Common Gotchas When Using Split Tunneling
- Forgetting to add local network routes on the VPN client: Without these, your device sends LAN traffic through VPN, causing latency or failure.
- VPN server pushing full tunnel routes: If the server forces clients to route all traffic through VPN, split tunneling won’t work without tweaking.
- Misconfigured firewall rules: UniFi firewalls are powerful but tricky — an overly strict rule can block your LAN access.
- DNS leaks: Sometimes your DNS queries leak outside VPN or don’t resolve local hostnames. Using local DNS or split tunneling DNS configurations helps.
- Overlapping IP ranges: If your home LAN and VPN server networks overlap, routing can get confusing or break local access.
When Split Tunneling Might Not Be Ideal
- Security-first environments: If your company or your own security policy requires all traffic to be monitored or encrypted, split tunneling defeats that purpose.
- Public Wi-Fi without trusted LAN: If you’re on an untrusted network, routing local traffic outside the VPN can expose you.

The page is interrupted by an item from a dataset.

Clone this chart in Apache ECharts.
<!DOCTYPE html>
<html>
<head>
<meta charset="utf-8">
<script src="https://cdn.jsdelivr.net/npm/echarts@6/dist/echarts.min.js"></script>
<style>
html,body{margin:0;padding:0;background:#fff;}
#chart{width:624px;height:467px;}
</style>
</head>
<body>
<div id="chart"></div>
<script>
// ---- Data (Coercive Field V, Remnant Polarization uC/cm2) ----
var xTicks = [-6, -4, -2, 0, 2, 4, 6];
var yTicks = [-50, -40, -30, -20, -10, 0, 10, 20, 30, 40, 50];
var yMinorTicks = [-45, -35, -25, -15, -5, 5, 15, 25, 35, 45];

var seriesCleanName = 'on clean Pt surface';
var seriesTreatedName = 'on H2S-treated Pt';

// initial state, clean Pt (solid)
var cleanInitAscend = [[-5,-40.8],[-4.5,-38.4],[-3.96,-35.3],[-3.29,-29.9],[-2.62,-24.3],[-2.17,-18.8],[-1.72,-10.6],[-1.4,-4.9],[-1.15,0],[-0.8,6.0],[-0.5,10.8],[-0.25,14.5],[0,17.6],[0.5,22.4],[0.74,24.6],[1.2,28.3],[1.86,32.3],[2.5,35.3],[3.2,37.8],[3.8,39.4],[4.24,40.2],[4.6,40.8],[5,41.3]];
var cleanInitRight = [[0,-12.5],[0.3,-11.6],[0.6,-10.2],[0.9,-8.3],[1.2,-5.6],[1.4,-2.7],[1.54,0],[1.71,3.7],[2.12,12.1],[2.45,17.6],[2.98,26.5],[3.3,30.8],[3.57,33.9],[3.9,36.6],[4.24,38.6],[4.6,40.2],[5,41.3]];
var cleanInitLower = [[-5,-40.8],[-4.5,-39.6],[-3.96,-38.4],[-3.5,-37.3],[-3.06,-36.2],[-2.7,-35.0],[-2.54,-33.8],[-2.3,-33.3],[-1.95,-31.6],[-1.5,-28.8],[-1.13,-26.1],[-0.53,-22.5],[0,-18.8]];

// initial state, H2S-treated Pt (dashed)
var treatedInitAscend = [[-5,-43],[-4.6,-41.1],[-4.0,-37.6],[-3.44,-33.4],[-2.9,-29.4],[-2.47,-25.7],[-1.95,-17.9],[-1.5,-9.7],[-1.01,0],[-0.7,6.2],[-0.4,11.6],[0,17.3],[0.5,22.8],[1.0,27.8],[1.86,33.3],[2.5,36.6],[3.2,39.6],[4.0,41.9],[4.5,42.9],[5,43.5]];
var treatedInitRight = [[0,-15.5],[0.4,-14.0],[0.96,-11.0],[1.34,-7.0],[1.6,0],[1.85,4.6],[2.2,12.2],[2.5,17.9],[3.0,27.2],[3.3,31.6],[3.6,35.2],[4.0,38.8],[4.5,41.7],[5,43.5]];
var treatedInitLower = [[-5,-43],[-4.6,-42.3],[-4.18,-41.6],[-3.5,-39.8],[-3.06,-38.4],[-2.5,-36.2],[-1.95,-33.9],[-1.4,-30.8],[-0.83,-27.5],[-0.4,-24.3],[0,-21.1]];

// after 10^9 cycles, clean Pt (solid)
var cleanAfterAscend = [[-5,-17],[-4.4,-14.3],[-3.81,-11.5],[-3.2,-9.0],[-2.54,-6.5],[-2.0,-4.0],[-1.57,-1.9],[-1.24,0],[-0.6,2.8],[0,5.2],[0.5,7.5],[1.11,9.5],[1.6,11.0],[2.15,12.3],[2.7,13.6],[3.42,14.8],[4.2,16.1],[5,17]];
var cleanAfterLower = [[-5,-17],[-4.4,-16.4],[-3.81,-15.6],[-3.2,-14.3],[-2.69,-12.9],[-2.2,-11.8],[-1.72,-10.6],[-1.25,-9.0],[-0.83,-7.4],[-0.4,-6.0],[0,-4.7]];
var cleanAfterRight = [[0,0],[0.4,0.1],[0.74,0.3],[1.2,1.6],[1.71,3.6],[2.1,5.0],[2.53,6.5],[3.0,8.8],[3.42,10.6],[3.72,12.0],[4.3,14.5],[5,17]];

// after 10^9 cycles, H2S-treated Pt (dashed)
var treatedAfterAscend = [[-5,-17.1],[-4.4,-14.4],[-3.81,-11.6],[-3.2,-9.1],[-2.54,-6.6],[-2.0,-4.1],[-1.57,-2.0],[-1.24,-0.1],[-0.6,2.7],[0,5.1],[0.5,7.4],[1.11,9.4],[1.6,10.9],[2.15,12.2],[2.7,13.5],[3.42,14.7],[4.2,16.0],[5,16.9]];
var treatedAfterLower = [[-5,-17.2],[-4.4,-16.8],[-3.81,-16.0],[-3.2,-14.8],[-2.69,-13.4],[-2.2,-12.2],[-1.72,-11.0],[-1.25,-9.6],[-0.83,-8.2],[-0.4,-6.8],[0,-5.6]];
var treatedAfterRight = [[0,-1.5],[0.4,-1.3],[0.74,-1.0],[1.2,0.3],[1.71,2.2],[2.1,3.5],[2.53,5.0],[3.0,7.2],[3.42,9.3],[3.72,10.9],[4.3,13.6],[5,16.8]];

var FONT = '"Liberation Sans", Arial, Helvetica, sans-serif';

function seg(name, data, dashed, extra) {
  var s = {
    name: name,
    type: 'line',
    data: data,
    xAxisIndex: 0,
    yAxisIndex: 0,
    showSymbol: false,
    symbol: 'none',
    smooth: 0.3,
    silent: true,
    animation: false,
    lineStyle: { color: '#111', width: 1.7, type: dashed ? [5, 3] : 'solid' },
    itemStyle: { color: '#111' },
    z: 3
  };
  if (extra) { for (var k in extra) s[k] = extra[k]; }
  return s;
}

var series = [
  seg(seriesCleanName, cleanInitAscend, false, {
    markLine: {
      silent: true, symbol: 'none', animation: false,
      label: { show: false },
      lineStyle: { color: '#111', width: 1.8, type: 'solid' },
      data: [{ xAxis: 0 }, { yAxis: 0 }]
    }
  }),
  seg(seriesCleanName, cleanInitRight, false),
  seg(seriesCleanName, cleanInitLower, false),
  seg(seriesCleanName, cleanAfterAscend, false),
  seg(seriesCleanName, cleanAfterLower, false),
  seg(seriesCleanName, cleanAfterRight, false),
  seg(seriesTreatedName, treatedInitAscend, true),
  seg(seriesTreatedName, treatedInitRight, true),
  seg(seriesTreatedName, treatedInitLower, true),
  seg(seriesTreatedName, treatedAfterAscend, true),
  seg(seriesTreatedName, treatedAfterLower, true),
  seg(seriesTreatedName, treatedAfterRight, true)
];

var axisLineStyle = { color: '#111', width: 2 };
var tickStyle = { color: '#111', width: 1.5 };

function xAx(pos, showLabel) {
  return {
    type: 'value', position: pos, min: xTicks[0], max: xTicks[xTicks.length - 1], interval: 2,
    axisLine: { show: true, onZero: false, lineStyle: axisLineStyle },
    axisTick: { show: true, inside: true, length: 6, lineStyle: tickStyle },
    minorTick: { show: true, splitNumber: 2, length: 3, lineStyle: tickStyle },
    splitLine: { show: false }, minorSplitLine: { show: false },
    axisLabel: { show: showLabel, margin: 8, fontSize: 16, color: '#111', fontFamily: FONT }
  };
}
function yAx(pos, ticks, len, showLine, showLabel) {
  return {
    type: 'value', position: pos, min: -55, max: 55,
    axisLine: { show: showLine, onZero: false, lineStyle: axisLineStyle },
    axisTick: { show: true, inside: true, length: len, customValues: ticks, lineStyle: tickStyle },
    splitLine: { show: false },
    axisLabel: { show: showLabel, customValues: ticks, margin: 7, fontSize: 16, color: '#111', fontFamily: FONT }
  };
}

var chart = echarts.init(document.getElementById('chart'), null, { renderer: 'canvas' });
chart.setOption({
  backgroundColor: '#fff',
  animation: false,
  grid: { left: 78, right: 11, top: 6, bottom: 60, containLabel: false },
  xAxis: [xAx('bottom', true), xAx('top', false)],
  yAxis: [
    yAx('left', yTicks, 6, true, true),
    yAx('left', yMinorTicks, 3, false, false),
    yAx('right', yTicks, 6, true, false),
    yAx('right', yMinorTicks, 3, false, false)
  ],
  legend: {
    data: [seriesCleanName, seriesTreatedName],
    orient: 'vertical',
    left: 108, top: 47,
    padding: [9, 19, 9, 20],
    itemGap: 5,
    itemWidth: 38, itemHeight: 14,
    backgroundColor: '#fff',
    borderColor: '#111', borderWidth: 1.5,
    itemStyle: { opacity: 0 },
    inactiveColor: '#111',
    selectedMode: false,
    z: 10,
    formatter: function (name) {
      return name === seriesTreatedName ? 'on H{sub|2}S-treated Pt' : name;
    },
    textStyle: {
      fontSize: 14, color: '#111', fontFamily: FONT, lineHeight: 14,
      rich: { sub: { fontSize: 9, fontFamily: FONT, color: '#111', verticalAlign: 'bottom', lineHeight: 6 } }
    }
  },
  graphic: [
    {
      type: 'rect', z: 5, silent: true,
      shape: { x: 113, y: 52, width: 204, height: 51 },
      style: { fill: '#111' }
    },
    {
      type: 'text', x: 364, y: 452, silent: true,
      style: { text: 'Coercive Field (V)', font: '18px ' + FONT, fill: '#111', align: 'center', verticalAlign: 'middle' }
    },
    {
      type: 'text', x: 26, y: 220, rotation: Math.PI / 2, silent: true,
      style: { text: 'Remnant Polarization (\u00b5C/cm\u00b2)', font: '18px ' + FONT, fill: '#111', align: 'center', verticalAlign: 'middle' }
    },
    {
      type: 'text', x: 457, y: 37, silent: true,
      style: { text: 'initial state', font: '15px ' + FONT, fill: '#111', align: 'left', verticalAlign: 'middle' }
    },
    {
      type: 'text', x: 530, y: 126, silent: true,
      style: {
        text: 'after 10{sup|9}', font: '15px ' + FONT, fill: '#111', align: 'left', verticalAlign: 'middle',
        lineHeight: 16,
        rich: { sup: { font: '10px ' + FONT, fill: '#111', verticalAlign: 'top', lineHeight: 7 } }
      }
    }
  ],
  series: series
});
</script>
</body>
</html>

- Complex routing needs: If your VPN needs include accessing internal resources only, or you have complex multi-hop routing, managing split tunnel routes might get tricky.
In such cases, a full tunnel with additional local exceptions (like device-specific firewall rules) might be preferable.
Key Takeaway
Split tunneling is a powerful middle ground for VPN users who want privacy and access simultaneously. With UniFi’s flexible VLAN and firewall capabilities, you can craft a neat network where your internet traffic takes the safe VPN highway while your smart home devices stay just a hop away on your local subnet.
If you’re running into the frustrating case where VPN kills your LAN access, check your VPN client routing rules, UniFi VLAN firewalls, and VPN server config for split tunneling options. Smart split tunneling will have your traffic flow just right, letting you work and play without network headaches.
In my experience, spending a little time setting this up pays off big on convenience and peace of mind. Give it a go, and your Wi-Fi-connected kettle and NAS will thank you!